▶ **AIM**
In the data below, find every line with the string "matplotlib" and pull it out.

▶ **DATA PROVIDED**
------------------------------------
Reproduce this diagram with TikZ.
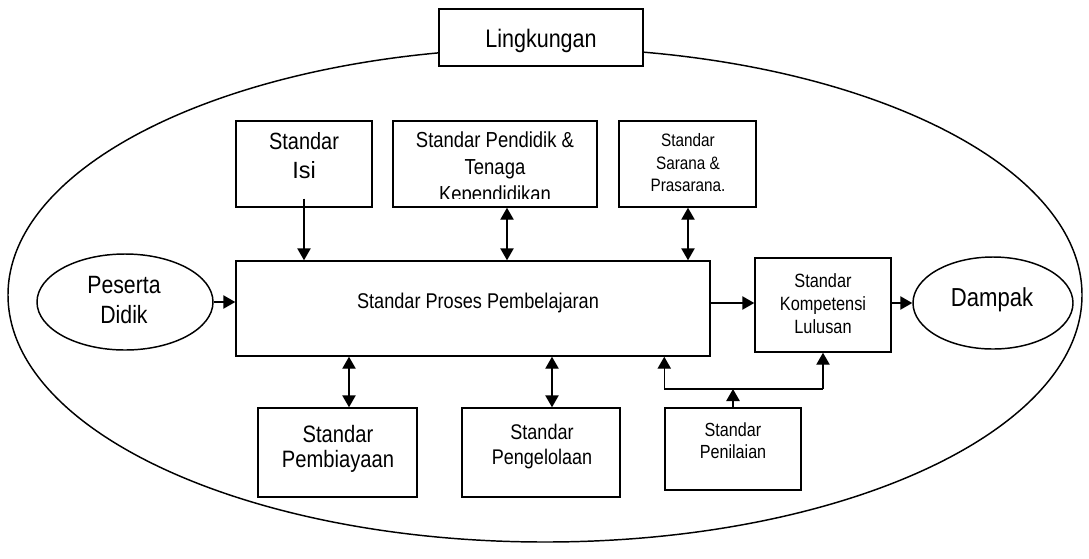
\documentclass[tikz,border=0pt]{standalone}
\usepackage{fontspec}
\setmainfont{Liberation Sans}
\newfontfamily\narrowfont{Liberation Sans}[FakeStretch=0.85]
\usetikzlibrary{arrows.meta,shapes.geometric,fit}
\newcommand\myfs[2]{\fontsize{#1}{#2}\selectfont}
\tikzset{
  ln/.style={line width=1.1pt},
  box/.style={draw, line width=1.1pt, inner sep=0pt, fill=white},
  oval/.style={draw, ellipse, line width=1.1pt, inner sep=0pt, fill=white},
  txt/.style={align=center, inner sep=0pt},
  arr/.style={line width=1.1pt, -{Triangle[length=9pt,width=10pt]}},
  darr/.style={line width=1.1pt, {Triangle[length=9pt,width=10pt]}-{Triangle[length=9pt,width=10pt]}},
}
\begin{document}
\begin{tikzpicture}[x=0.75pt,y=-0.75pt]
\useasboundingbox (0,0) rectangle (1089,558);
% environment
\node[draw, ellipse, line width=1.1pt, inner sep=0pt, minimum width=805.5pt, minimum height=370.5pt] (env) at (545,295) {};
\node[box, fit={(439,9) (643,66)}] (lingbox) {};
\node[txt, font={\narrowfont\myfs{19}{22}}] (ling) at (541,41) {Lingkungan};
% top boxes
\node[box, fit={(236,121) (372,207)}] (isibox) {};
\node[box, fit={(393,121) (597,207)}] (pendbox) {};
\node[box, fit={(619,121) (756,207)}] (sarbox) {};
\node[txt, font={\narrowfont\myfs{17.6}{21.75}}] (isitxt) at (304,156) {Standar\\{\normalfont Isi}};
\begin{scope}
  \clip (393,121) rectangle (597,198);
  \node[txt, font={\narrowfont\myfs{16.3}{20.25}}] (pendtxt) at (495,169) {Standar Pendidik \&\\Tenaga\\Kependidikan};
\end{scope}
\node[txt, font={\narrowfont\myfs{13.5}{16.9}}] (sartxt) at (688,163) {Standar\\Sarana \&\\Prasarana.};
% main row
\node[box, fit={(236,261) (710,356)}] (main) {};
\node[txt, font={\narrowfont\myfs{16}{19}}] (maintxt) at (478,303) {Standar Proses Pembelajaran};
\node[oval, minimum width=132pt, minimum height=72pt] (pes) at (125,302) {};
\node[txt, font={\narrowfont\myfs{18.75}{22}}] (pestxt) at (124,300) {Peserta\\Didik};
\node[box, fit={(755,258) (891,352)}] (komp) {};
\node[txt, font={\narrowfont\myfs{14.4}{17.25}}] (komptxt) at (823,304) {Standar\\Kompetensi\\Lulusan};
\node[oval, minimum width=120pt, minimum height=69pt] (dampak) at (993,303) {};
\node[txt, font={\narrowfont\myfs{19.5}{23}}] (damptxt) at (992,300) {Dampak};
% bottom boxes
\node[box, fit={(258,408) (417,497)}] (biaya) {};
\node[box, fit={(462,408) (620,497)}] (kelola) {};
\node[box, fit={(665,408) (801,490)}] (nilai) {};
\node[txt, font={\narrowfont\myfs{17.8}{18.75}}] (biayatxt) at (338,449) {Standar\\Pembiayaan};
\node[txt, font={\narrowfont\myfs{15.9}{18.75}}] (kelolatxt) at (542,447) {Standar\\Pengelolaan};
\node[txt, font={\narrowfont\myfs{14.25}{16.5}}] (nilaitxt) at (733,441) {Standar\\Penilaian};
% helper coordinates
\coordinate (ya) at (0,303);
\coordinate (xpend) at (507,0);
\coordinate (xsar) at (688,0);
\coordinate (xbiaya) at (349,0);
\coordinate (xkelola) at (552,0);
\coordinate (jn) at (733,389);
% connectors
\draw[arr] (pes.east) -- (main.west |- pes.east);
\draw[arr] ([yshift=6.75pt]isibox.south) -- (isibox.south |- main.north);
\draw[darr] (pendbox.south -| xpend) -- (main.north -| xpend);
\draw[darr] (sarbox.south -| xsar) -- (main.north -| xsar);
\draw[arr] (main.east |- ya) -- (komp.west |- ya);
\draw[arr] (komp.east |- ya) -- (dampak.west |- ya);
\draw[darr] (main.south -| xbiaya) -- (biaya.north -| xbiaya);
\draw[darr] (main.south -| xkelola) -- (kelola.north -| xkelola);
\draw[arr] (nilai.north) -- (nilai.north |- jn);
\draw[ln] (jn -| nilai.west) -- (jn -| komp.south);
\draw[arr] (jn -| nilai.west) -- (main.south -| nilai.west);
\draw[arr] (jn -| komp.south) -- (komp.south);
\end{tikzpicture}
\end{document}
------------------------------------
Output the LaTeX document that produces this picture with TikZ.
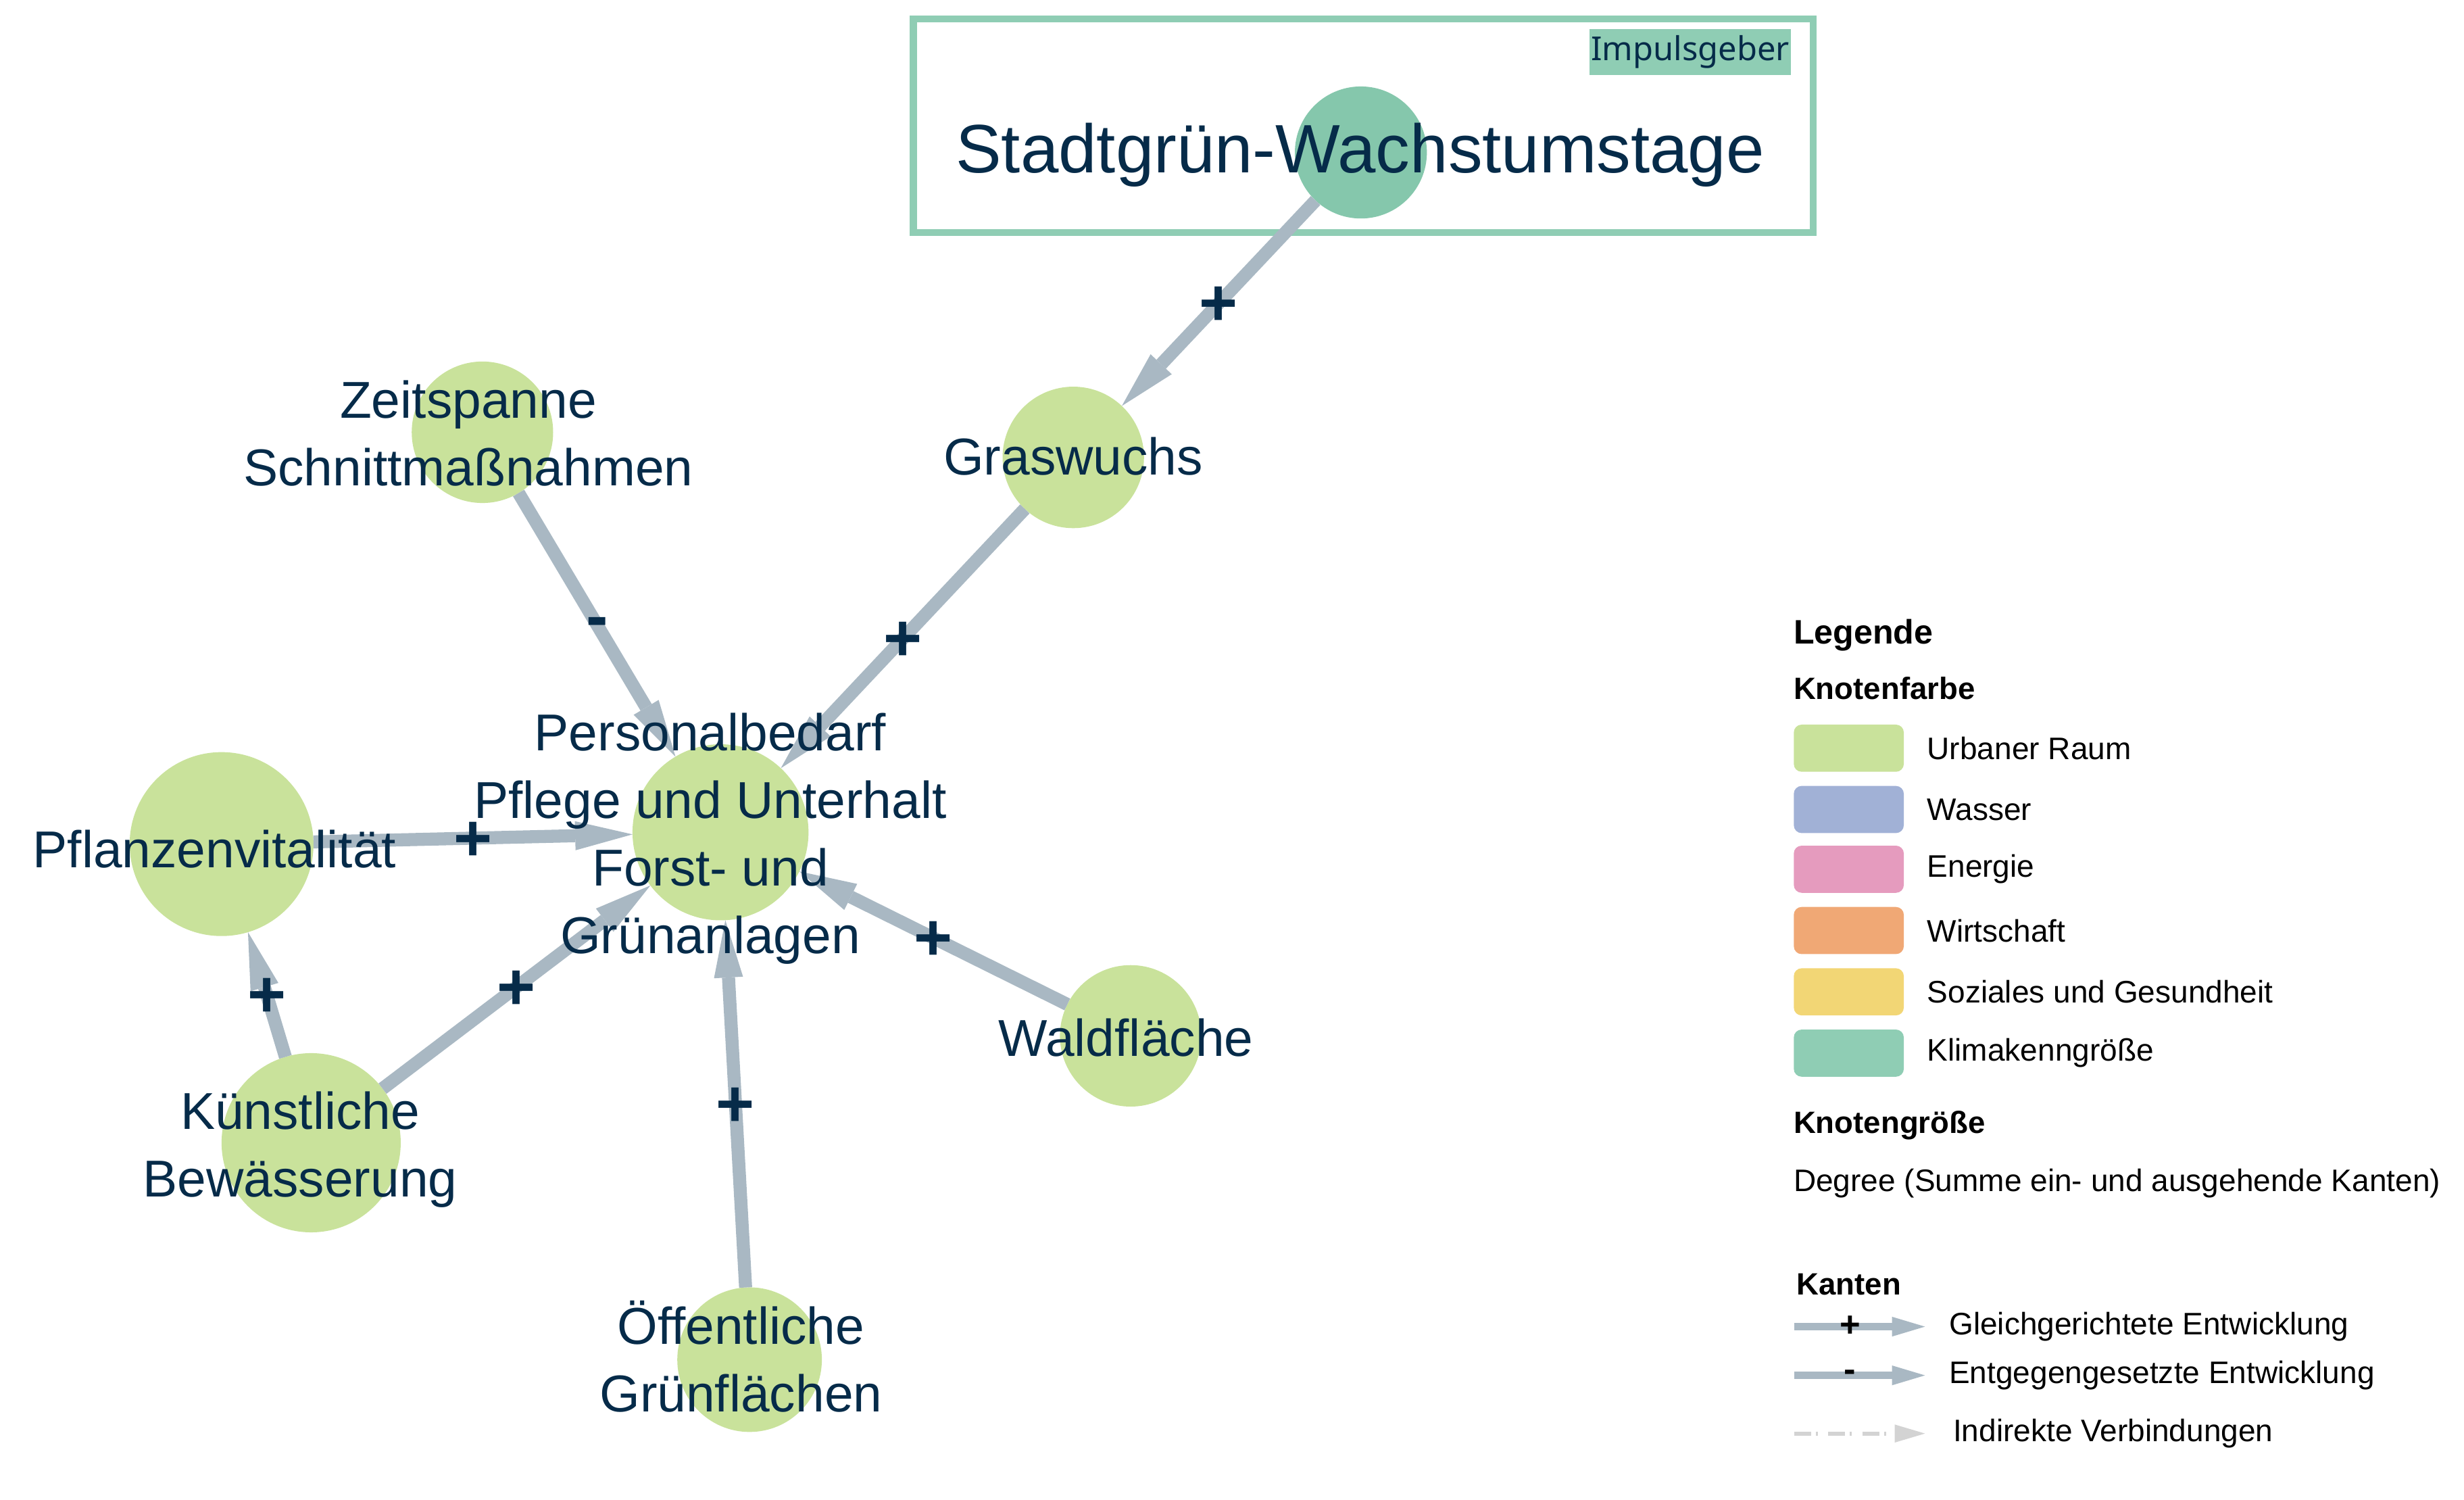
------------------------------------
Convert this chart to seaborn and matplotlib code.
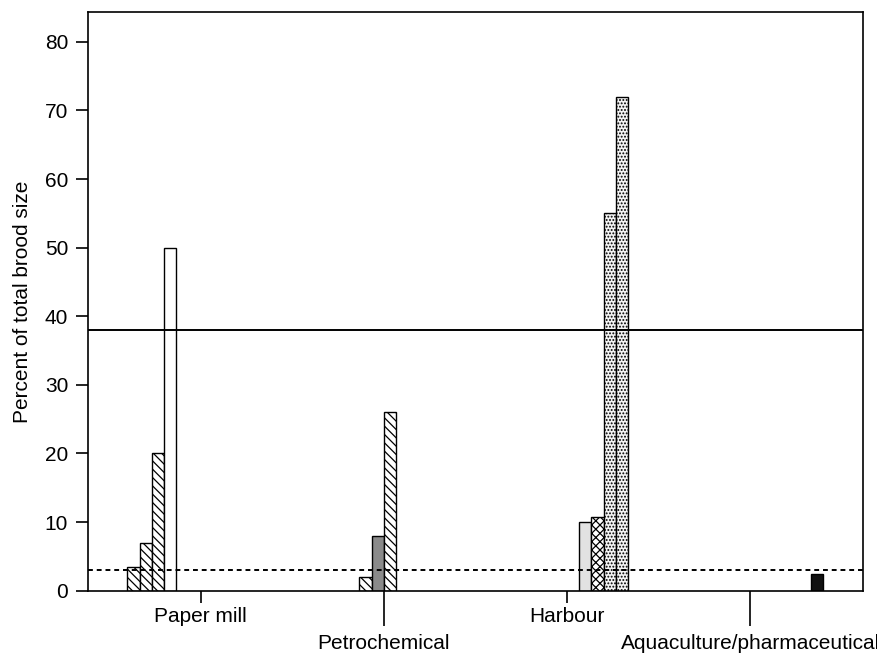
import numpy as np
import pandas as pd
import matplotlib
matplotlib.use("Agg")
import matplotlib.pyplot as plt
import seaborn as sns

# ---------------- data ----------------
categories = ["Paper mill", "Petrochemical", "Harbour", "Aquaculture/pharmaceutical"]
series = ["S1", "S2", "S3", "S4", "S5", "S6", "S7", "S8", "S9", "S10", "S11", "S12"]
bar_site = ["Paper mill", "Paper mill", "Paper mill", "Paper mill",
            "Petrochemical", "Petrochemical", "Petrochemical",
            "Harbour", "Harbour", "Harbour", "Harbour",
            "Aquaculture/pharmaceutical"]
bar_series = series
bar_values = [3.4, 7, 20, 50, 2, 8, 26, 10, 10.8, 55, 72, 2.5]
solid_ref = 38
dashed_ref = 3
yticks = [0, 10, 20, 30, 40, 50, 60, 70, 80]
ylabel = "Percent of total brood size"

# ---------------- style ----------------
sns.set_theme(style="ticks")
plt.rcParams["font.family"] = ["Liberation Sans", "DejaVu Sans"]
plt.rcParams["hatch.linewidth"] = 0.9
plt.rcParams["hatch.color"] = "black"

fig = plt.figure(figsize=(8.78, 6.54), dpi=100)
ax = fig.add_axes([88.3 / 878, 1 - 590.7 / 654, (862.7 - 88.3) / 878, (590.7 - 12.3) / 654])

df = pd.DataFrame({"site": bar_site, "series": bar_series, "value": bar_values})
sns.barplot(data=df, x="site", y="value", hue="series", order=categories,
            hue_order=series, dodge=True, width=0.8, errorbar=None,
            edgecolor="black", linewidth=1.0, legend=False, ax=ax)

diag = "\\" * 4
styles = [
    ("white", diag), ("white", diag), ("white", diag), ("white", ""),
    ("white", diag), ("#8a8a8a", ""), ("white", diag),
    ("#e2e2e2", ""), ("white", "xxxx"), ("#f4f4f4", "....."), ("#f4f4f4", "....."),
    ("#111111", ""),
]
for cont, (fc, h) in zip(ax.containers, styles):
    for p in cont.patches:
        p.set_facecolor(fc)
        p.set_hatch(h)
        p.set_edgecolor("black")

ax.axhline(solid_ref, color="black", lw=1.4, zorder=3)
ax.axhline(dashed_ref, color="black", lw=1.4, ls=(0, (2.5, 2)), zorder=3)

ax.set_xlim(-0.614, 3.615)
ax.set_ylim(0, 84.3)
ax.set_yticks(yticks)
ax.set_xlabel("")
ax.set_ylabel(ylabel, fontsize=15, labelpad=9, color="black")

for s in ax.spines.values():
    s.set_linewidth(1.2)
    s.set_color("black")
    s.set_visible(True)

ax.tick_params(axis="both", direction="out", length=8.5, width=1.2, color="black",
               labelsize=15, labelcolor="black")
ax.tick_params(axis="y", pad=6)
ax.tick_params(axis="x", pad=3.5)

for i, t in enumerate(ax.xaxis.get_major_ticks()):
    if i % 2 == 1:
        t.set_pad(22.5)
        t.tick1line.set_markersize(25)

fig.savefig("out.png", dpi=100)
------------------------------------
▶ **IN RESPONSE**
Convert this chart to seaborn and matplotlib code.
import matplotlib
matplotlib.use("Agg")
import matplotlib.pyplot as plt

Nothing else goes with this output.